Well, I had pasted several of the good old forum anectdotes from waaaaaaaaay back when into the Mythology gen file, and as it turns out, some dwarf had a sudden burst of inspiration after hearing an old fairy tale. I think it must have been based on the old "dwarven calculator" one. Anyway, it wasn't just a mood, legends says it was one of those "megaproject" secret goals. He started up a mining company to build materials, and after mastering mechanics went on to impress several of the local leaders with his craftsmanship. Eventually he had control of the entire empire through his popularity and influence, and then he started actually building the thing.
Basically, he turned the entire civ into a giant team of hardcore miners. I even saw some of those giant clockwork excavators that Jimm04 had in his world (the one that got worshipped by kobolds after the dwarves disappeared, not the one that the goblins tried to make). They basically turned several mountains inside out to get at the big spoilerite motherlodes, before digging them into absolute craters to get at all the blueberry veins below. I assume that one incident with the other Dwarven kingdom a few centuries back forewarned them of the HFS.
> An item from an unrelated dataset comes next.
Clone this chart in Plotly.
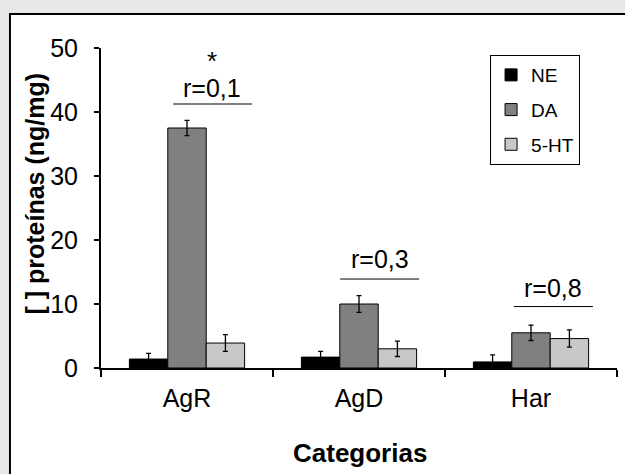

So, with the massive piles of this awesome stuff, he started building a big-old clockwork computer. He'd apparently worked out that the physical properties of these materials would allow the clockwork to keep consistent data across such large distances. There was a test thing built under his old hometown, and once it worked he just kept expanding it. 15 years later, it's huge enough to blot out an entire region of the world view screen. Just going on some rough calculations from the clockwork logic table posted a while back, it must have had RAM comparable to my old laptop.
But that's not the real kicker. What did he need all that computational power for? Well, as it turns out, his civ's religion had a yoga-esque bent, i.e. "Entire cosmos exists inside your body as your body exists inside the cosmos". It was a giant temple to recursion. He was running a simulation of the world. But since he couldn't research everything about the world and put it in, he'd built it to take some rules about how the world works and then extrapolate a fascimile of the real world from that, then run the simulated world. In other words, it was doing worldgen. Dwarf Fortress created a Dwarf that created Dwarf Fortress, from within Dwarf Fortress.
Do you think if I let the world run for long enough, there'll be a Dwarf in that Dwarf Fortress that will do the same thing?